Hannah Lewis-Lopes BFA Photography Thesis Spring 2016

Copycat

This body of work, titled Copycat, questions the dynamics of looking and seeing that change with perspective. What you see is a series of performances that have been curated into an installation of eleven life-sized black and white photographs of different bodies performing an array of gestures that mimic those used in commercial images. By isolating these gestures from their context, I examine how they function to establish relationships between bodies, gender and power. I’ve combined masculine and feminine signifiers to create tension and contradictions within the images, as a means of implicating my viewers. The aim of the work is to encourage my audience to actively question what they are seeing, and why they are seeing it that way.

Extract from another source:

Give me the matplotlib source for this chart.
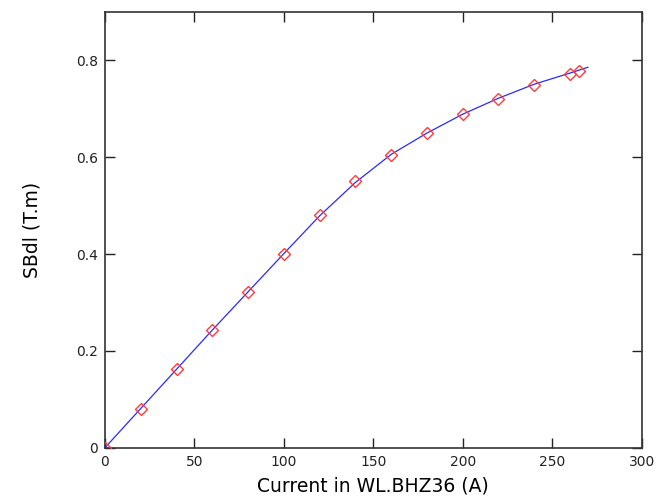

The photographs are printed life-size and installed from the ground up to activate an environment that encourages my viewers to engage with the images as if they were a mirror staring back at them. By keeping the variables of clothing, backdrop and cropping consistent in each image, I’ve created a typology, which acts to emphasize comparisons and relationships between, gender, gestures and the body. The images were printed on glossy paper to reference the polished quality of magazines. The choice of black and white, functions to distance the gestures from their context within the commercial language, and to emphasize the formal aspects of each pose. By standing in front of a body that is relative in scale to your own, I hope that comparisons will be made, provoking my viewers to question the different viewpoints of what they are seeing and to contemplate relationships between the photographs in the series. Ultimately, I aim to encourage consideration of how these images differ from mainstream representations of the body in fashion and advertising.